## Aim of the exercise
Please retype the data in full and exactly; the pictures are not part of the copy.

## Data section
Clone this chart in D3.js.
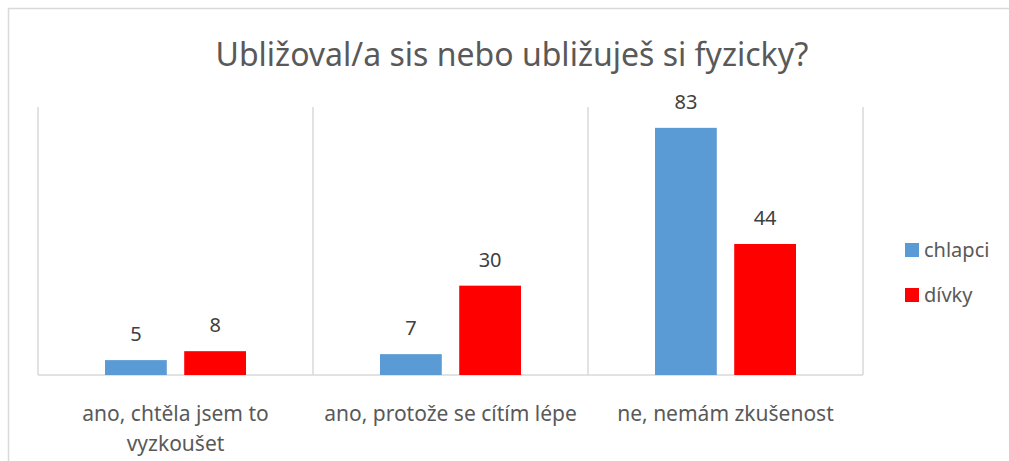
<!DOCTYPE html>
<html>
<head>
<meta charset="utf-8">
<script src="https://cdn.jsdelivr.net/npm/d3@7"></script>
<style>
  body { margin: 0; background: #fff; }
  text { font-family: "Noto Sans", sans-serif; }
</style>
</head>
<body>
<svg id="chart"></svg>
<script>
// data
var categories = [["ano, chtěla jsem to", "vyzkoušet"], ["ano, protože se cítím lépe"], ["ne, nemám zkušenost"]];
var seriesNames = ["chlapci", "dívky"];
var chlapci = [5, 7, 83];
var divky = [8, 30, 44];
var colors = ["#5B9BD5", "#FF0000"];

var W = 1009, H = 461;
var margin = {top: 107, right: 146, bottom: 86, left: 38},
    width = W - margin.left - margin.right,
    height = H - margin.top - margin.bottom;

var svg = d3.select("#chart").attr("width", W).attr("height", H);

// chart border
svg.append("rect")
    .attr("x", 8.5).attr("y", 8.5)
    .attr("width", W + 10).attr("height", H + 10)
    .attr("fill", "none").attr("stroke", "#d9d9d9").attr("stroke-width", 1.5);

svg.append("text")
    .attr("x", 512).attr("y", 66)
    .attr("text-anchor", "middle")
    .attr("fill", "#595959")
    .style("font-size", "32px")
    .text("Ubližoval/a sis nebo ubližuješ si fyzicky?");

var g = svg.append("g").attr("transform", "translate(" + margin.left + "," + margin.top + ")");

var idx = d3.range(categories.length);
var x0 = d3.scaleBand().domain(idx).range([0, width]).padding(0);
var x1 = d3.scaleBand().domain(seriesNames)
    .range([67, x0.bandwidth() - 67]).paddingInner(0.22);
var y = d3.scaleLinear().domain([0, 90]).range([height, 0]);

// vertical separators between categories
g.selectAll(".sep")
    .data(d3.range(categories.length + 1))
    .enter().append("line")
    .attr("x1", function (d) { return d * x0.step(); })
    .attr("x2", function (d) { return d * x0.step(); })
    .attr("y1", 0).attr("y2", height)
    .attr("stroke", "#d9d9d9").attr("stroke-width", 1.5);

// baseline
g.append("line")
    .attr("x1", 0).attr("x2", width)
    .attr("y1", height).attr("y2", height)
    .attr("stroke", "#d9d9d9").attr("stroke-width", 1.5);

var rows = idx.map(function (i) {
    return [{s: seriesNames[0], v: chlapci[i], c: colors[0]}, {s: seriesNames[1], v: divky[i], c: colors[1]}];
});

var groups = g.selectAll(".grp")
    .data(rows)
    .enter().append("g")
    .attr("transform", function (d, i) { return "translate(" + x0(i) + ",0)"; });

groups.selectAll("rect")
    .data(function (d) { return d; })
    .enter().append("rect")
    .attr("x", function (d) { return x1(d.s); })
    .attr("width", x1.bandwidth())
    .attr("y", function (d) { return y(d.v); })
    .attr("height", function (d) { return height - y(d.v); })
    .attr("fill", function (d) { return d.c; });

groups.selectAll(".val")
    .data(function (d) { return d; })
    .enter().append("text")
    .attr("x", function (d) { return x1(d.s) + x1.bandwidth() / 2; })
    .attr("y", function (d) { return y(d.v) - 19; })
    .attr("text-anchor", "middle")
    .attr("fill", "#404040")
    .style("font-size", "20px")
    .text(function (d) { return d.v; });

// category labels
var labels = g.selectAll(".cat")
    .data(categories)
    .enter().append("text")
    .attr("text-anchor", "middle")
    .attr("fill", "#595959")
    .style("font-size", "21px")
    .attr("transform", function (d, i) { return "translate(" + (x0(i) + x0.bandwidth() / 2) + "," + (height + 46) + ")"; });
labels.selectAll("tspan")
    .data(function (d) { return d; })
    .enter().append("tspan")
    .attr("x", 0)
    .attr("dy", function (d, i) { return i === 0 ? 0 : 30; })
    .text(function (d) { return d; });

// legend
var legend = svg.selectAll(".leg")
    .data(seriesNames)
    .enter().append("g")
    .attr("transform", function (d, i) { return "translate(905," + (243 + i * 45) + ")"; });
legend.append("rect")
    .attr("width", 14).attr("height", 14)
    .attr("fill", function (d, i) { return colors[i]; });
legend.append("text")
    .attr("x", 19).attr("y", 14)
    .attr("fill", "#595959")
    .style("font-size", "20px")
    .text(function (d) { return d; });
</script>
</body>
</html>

## Exercise response
Clone this chart in D3.js.
<!DOCTYPE html>
<html>
<head>
<meta charset="utf-8">
<script src="https://cdn.jsdelivr.net/npm/d3@7"></script>
<style>
  body { margin: 0; background: #fff; }
  text { font-family: "Noto Sans", sans-serif; }
</style>
</head>
<body>
<svg id="chart"></svg>
<script>
// data
var categories = [["ano, chtěla jsem to", "vyzkoušet"], ["ano, protože se cítím lépe"], ["ne, nemám zkušenost"]];
var seriesNames = ["chlapci", "dívky"];
var chlapci = [5, 7, 83];
var divky = [8, 30, 44];
var colors = ["#5B9BD5", "#FF0000"];

var W = 1009, H = 461;
var margin = {top: 107, right: 146, bottom: 86, left: 38},
    width = W - margin.left - margin.right,
    height = H - margin.top - margin.bottom;

var svg = d3.select("#chart").attr("width", W).attr("height", H);

// chart border
svg.append("rect")
    .attr("x", 8.5).attr("y", 8.5)
    .attr("width", W + 10).attr("height", H + 10)
    .attr("fill", "none").attr("stroke", "#d9d9d9").attr("stroke-width", 1.5);

svg.append("text")
    .attr("x", 512).attr("y", 66)
    .attr("text-anchor", "middle")
    .attr("fill", "#595959")
    .style("font-size", "32px")
    .text("Ubližoval/a sis nebo ubližuješ si fyzicky?");

var g = svg.append("g").attr("transform", "translate(" + margin.left + "," + margin.top + ")");

var idx = d3.range(categories.length);
var x0 = d3.scaleBand().domain(idx).range([0, width]).padding(0);
var x1 = d3.scaleBand().domain(seriesNames)
    .range([67, x0.bandwidth() - 67]).paddingInner(0.22);
var y = d3.scaleLinear().domain([0, 90]).range([height, 0]);

// vertical separators between categories
g.selectAll(".sep")
    .data(d3.range(categories.length + 1))
    .enter().append("line")
    .attr("x1", function (d) { return d * x0.step(); })
    .attr("x2", function (d) { return d * x0.step(); })
    .attr("y1", 0).attr("y2", height)
    .attr("stroke", "#d9d9d9").attr("stroke-width", 1.5);

// baseline
g.append("line")
    .attr("x1", 0).attr("x2", width)
    .attr("y1", height).attr("y2", height)
    .attr("stroke", "#d9d9d9").attr("stroke-width", 1.5);

var rows = idx.map(function (i) {
    return [{s: seriesNames[0], v: chlapci[i], c: colors[0]}, {s: seriesNames[1], v: divky[i], c: colors[1]}];
});

var groups = g.selectAll(".grp")
    .data(rows)
    .enter().append("g")
    .attr("transform", function (d, i) { return "translate(" + x0(i) + ",0)"; });

groups.selectAll("rect")
    .data(function (d) { return d; })
    .enter().append("rect")
    .attr("x", function (d) { return x1(d.s); })
    .attr("width", x1.bandwidth())
    .attr("y", function (d) { return y(d.v); })
    .attr("height", function (d) { return height - y(d.v); })
    .attr("fill", function (d) { return d.c; });

groups.selectAll(".val")
    .data(function (d) { return d; })
    .enter().append("text")
    .attr("x", function (d) { return x1(d.s) + x1.bandwidth() / 2; })
    .attr("y", function (d) { return y(d.v) - 19; })
    .attr("text-anchor", "middle")
    .attr("fill", "#404040")
    .style("font-size", "20px")
    .text(function (d) { return d.v; });

// category labels
var labels = g.selectAll(".cat")
    .data(categories)
    .enter().append("text")
    .attr("text-anchor", "middle")
    .attr("fill", "#595959")
    .style("font-size", "21px")
    .attr("transform", function (d, i) { return "translate(" + (x0(i) + x0.bandwidth() / 2) + "," + (height + 46) + ")"; });
labels.selectAll("tspan")
    .data(function (d) { return d; })
    .enter().append("tspan")
    .attr("x", 0)
    .attr("dy", function (d, i) { return i === 0 ? 0 : 30; })
    .text(function (d) { return d; });

// legend
var legend = svg.selectAll(".leg")
    .data(seriesNames)
    .enter().append("g")
    .attr("transform", function (d, i) { return "translate(905," + (243 + i * 45) + ")"; });
legend.append("rect")
    .attr("width", 14).attr("height", 14)
    .attr("fill", function (d, i) { return colors[i]; });
legend.append("text")
    .attr("x", 19).attr("y", 14)
    .attr("fill", "#595959")
    .style("font-size", "20px")
    .text(function (d) { return d; });
</script>
</body>
</html>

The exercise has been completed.